Ethical Imperative of Trauma Theory and Witnessing for Native American Autobiography

Radstone indicates that the ethical goals of trauma theory are not entirely unproblematic.  At a surface level, the goal of “cultural remembrance” for the “absent presence” is unchallenged:

Though trauma analysis is in its early stages of development, its ethical imperatives do appear to have been accepted: trauma analysis positions itself by analogy with the witness or addresseee of testimony to trauma and understands its task as that of facilitating the cultural remebrance and working-through of those traumas whose absent presence marks the analysed text/s.  (Radstone 22)

However, she identifies the risk that trauma theory may be shaped by “voyeristic” tendencies, and that the possibility of these influences should perhaps be acknowledged (23).  She describes Carolyn Steedman’s Empathy Theory as a 

“timely corrective to the view that the display of empathy, in cultural criticism, is simply to be welcomed….As well as partaking of a discource of power that establishes the critic’s sensibility as ‘finer’ than that of nameless others, the empathetic recovery of the voices of traumatized testifiers and texts may be at the expense of those for whom trauma criticism claims to speak” (22).
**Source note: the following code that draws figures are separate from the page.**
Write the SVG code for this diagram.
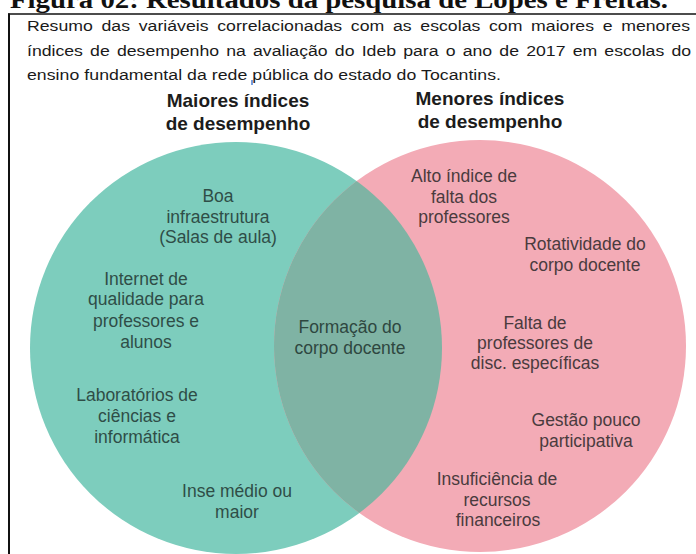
<svg xmlns="http://www.w3.org/2000/svg" width="696" height="554" viewBox="0 0 696 554">
  <style>
    .title { font-family: "Liberation Serif", "Times New Roman", serif; font-weight: bold; font-size: 26px; fill: #111; }
    .para { font-family: "Liberation Sans", Arial, sans-serif; font-size: 15.5px; fill: #1a1a1a; }
    .head { font-family: "Liberation Sans", Arial, sans-serif; font-weight: bold; font-size: 19px; fill: #1c1c1c; text-anchor: middle; }
    .lbl { font-family: "Liberation Sans", Arial, sans-serif; font-size: 17.5px; text-anchor: middle; }
    .on-green { fill: #2f4d47; }
    .on-mid { fill: #2e4740; }
    .on-pink { fill: #4a3b3e; }
  </style>
  <defs>
    <clipPath id="clipGreen">
      <circle cx="236" cy="348" r="206"/>
    </clipPath>
  </defs>

  <rect x="0" y="0" width="696" height="554" fill="#ffffff"/>

  <!-- figure caption, partly above the frame -->
  <text class="title" x="10" y="8" textLength="658" lengthAdjust="spacingAndGlyphs">Figura 02: Resultados da pesquisa de Lopes e Freitas.</text>

  <!-- frame -->
  <line x1="8" y1="14" x2="696" y2="14" stroke="#111" stroke-width="1.6"/>
  <line x1="9" y1="13.5" x2="9" y2="554" stroke="#111" stroke-width="2"/>

  <!-- summary paragraph (justified, slightly wide type) -->
  <g id="summary" transform="translate(27,0) scale(1.14,1)">
    <text class="para" x="0" y="31" word-spacing="3.3" textLength="581.6" lengthAdjust="spacing">Resumo das variáveis correlacionadas com as escolas com maiores e menores</text>
    <text class="para" x="0" y="56" word-spacing="2" textLength="582.5" lengthAdjust="spacing">índices de desempenho na avaliação do Ideb para o ano de 2017 em escolas do</text>
    <text class="para" x="0" y="80" textLength="415.8" lengthAdjust="spacing">ensino fundamental da rede pública do estado do Tocantins.</text>
  </g>

  <!-- set circles -->
  <g id="set-maiores">
    <circle cx="236" cy="348" r="206" fill="#7dcdbd"/>
  </g>
  <g id="set-menores">
    <circle cx="480" cy="346" r="206" fill="#f3abb6"/>
  </g>
  <g id="set-intersecao">
    <circle cx="480" cy="346" r="206" fill="#7fb3a4" clip-path="url(#clipGreen)"/>
  </g>

  <!-- set headings -->
  <g id="heading-maiores">
    <line x1="252" y1="80" x2="252" y2="85" stroke="#4a7bd0" stroke-width="1.5"/>
    <text class="head" x="238" y="107">Maiores índices</text>
    <text class="head" x="238" y="130">de desempenho</text>
  </g>
  <g id="heading-menores">
    <text class="head" x="490" y="105">Menores índices</text>
    <text class="head" x="490" y="128">de desempenho</text>
  </g>

  <!-- items of the "maiores" set -->
  <g id="item-infraestrutura" class="lbl on-green">
    <text x="218" y="202">Boa</text>
    <text x="218" y="223">infraestrutura</text>
    <text x="218" y="243">(Salas de aula)</text>
  </g>
  <g id="item-internet" class="lbl on-green">
    <text x="146" y="285">Internet de</text>
    <text x="146" y="305">qualidade para</text>
    <text x="146" y="327">professores e</text>
    <text x="146" y="348">alunos</text>
  </g>
  <g id="item-laboratorios" class="lbl on-green">
    <text x="137" y="401">Laboratórios de</text>
    <text x="137" y="422">ciências e</text>
    <text x="137" y="443">informática</text>
  </g>
  <g id="item-inse" class="lbl on-green">
    <text x="237" y="497">Inse médio ou</text>
    <text x="237" y="518">maior</text>
  </g>

  <!-- shared item -->
  <g id="item-formacao" class="lbl on-mid">
    <text x="350" y="333">Formação do</text>
    <text x="350" y="354">corpo docente</text>
  </g>

  <!-- items of the "menores" set -->
  <g id="item-faltas" class="lbl on-pink">
    <text x="464" y="182">Alto índice de</text>
    <text x="464" y="203">falta dos</text>
    <text x="464" y="223">professores</text>
  </g>
  <g id="item-rotatividade" class="lbl on-pink">
    <text x="585" y="250">Rotatividade do</text>
    <text x="585" y="271">corpo docente</text>
  </g>
  <g id="item-disciplinas" class="lbl on-pink">
    <text x="535" y="329">Falta de</text>
    <text x="535" y="349">professores de</text>
    <text x="535" y="369">disc. específicas</text>
  </g>
  <g id="item-gestao" class="lbl on-pink">
    <text x="586" y="426">Gestão pouco</text>
    <text x="586" y="447">participativa</text>
  </g>
  <g id="item-recursos" class="lbl on-pink">
    <text x="497" y="485">Insuficiência de</text>
    <text x="497" y="506">recursos</text>
    <text x="498" y="526">financeiros</text>
  </g>
</svg>
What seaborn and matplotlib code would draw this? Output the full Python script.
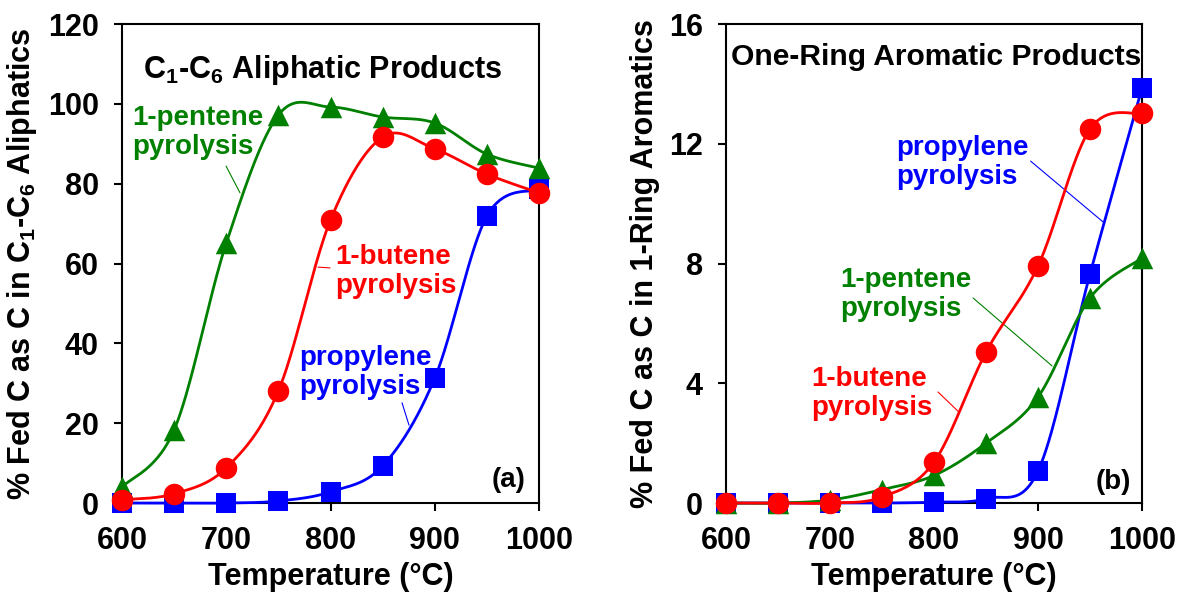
import numpy as np
import pandas as pd
import matplotlib
matplotlib.use("Agg")
import matplotlib.pyplot as plt
import seaborn as sns

# ---------------- data ----------------
temps = [600, 650, 700, 750, 800, 850, 900, 950, 1000]

# panel (a): C1-C6 aliphatic products
ali_pentene = [4.0, 18.3, 65.1, 97.2, 99.2, 96.7, 95.2, 87.4, 83.9]
ali_butene = [0.8, 2.3, 8.8, 28.1, 70.9, 91.7, 88.7, 82.4, 77.7]
ali_propylene = [0.0, 0.0, 0.0, 0.5, 2.8, 9.3, 31.3, 71.9, 78.6]

# panel (b): one-ring aromatic products
aro_pentene = [0.0, 0.0, 0.1, 0.45, 0.92, 2.0, 3.54, 6.85, 8.18]
aro_butene = [0.0, 0.0, 0.0, 0.2, 1.37, 5.04, 7.92, 12.49, 13.02]
aro_propylene = [0.0, 0.0, 0.0, 0.0, 0.03, 0.15, 1.07, 7.65, 13.86]

x_ticks = [600, 700, 800, 900, 1000]
ya_ticks = [0, 20, 40, 60, 80, 100, 120]
yb_ticks = [0, 4, 8, 12, 16]

GREEN = "#008000"
RED = "#FF0000"
BLUE = "#0000FF"

sns.set_theme(style="white")
plt.rcParams["font.family"] = ["Liberation Sans", "DejaVu Sans"]
plt.rcParams["font.weight"] = "bold"
plt.rcParams["mathtext.fontset"] = "custom"
plt.rcParams["mathtext.rm"] = "Liberation Sans:bold"
plt.rcParams["mathtext.bf"] = "Liberation Sans:bold"
plt.rcParams["mathtext.it"] = "Liberation Sans:bold"


def smooth(x, y, sx, sy, n=40):
    """Catmull-Rom style Bezier smoothing (like spreadsheet smoothed lines)."""
    X = np.asarray(x, float) * sx
    Y = np.asarray(y, float) * sy
    P = np.column_stack([X, Y])
    out = []
    t = np.linspace(0, 1, n)[:, None]
    for i in range(len(P) - 1):
        p0 = P[i - 1] if i > 0 else P[i]
        p1 = P[i]
        p2 = P[i + 1]
        p3 = P[i + 2] if i + 2 < len(P) else P[i + 1]
        c1 = p1 + (p2 - p0) / 6.0
        c2 = p2 - (p3 - p1) / 6.0
        seg = ((1 - t) ** 3) * p1 + 3 * ((1 - t) ** 2) * t * c1 + 3 * (1 - t) * t ** 2 * c2 + t ** 3 * p2
        out.append(seg if i == 0 else seg[1:])
    S = np.vstack(out)
    return S[:, 0] / sx, S[:, 1] / sy


fig = plt.figure(figsize=(11.8, 5.96), dpi=100)
axA = fig.add_axes([0.1034, 0.156, 0.3534, 0.8037])
axB = fig.add_axes([0.6153, 0.156, 0.3525, 0.8037])


def draw_panel(ax, series, ymax, yticks, ylabel):
    sx = ax.get_position().width * 1180 / 400.0
    sy = ax.get_position().height * 596 / ymax
    z = 3
    for vals, color, marker, size in series:
        xs, ys = smooth(temps, vals, sx, sy)
        df_line = pd.DataFrame({"T": xs, "v": ys})
        sns.lineplot(data=df_line, x="T", y="v", ax=ax, color=color, lw=2.0,
                     estimator=None, sort=False, zorder=z, clip_on=False)
        df_pts = pd.DataFrame({"T": temps, "v": vals})
        sns.scatterplot(data=df_pts, x="T", y="v", ax=ax, color=color, marker=marker,
                        s=size, linewidth=0, zorder=z + 0.5, clip_on=False)
        z += 1
    ax.set_xlim(600, 1000)
    ax.set_ylim(0, ymax)
    ax.set_xticks(x_ticks)
    ax.set_yticks(yticks)
    ax.tick_params(axis="both", which="major", direction="out", length=5.8, width=1.5,
                   pad=11, labelsize=22, colors="black", left=True, bottom=True)
    for lab in ax.get_xticklabels() + ax.get_yticklabels():
        lab.set_fontweight("bold")
    for sp in ax.spines.values():
        sp.set_visible(True)
        sp.set_color("black")
        sp.set_linewidth(1.5)
    ax.set_xlabel("Temperature (°C)", fontsize=22, fontweight="bold", labelpad=4, color="black")
    ax.set_ylabel(ylabel, fontsize=22, fontweight="bold", labelpad=6, color="black")
    ax.grid(False)


draw_panel(axA,
           [(ali_propylene, BLUE, "s", 225), (ali_pentene, GREEN, "^", 240), (ali_butene, RED, "o", 240)],
           120, ya_ticks, r"% Fed C as C in C$_\mathbf{1}$-C$_\mathbf{6}$ Aliphatics")
draw_panel(axB,
           [(aro_propylene, BLUE, "s", 225), (aro_pentene, GREEN, "^", 240), (aro_butene, RED, "o", 240)],
           16, yb_ticks, "% Fed C as C in 1-Ring Aromatics")

tkw = dict(fontsize=20, fontweight="bold", ha="left", va="center", linespacing=1.15)

# panel (a) annotations
axA.text(620, 108.6, r"C$_\mathbf{1}$-C$_\mathbf{6}$ Aliphatic Products", fontsize=22,
         fontweight="bold", ha="left", va="center", color="black")
axA.text(609.6, 92.7, "1-pentene\npyrolysis", color=GREEN, **tkw)
axA.plot([699.8, 713.2], [84.4, 77.7], color=GREEN, lw=0.8)
axA.text(804.3, 57.9, "1-butene\npyrolysis", color=RED, **tkw)
axA.plot([788, 799.5], [59.1, 58.9], color=RED, lw=0.8)
axA.text(769.8, 32.8, "propylene\npyrolysis", color=BLUE, **tkw)
axA.plot([868.6, 875.3], [25.1, 19.5], color=BLUE, lw=0.8)
axA.text(987.5, 5.8, "(a)", fontsize=20, fontweight="bold", ha="right", va="center", color="black")

# panel (b) annotations
axB.text(604.8, 14.9, "One-Ring Aromatic Products", fontsize=21.6,
         fontweight="bold", ha="left", va="center", color="black")
axB.text(763.5, 11.39, "propylene\npyrolysis", color=BLUE, **tkw)
axB.plot([892.9, 962.5], [11.42, 9.39], color=BLUE, lw=0.8)
axB.text(709.6, 6.98, "1-pentene\npyrolysis", color=GREEN, **tkw)
axB.plot([837.5, 913.5], [6.85, 4.58], color=GREEN, lw=0.8)
axB.text(681.7, 3.67, "1-butene\npyrolysis", color=RED, **tkw)
axB.plot([803.8, 823.0], [3.71, 3.07], color=RED, lw=0.8)
axB.text(989.4, 0.70, "(b)", fontsize=20, fontweight="bold", ha="right", va="center", color="black")

fig.savefig("out.png", dpi=100, facecolor="white")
This immediately reminds me of the issues surrounding Native American autobiography.  To what degree are these “assisted autobiographies” (such as we see from Mary Jemison when compared to the real-life Mary Jemison) used to support status-quo hierarchies of power?  Or, no less disturbing to reformulate hierarchies that use the subjectivity of the victim to enhance the positionality of the cultural critic, perhaps at the expense of the oligarchies of cultural power, but certainly not to the benefit of the “absent presence,” who might also be understood as the “outsiders within” of Standpoint Theory.

In this case, reference back to Radstone’s discussion of psychoanalysis (18) may provide the theoretical means of correlating the potential for a “darker side of the mind” (19) that may produce a kind of ‘critical voyeurism’ (22) and the need to reveal the reality of trauma for those who remain voiceless.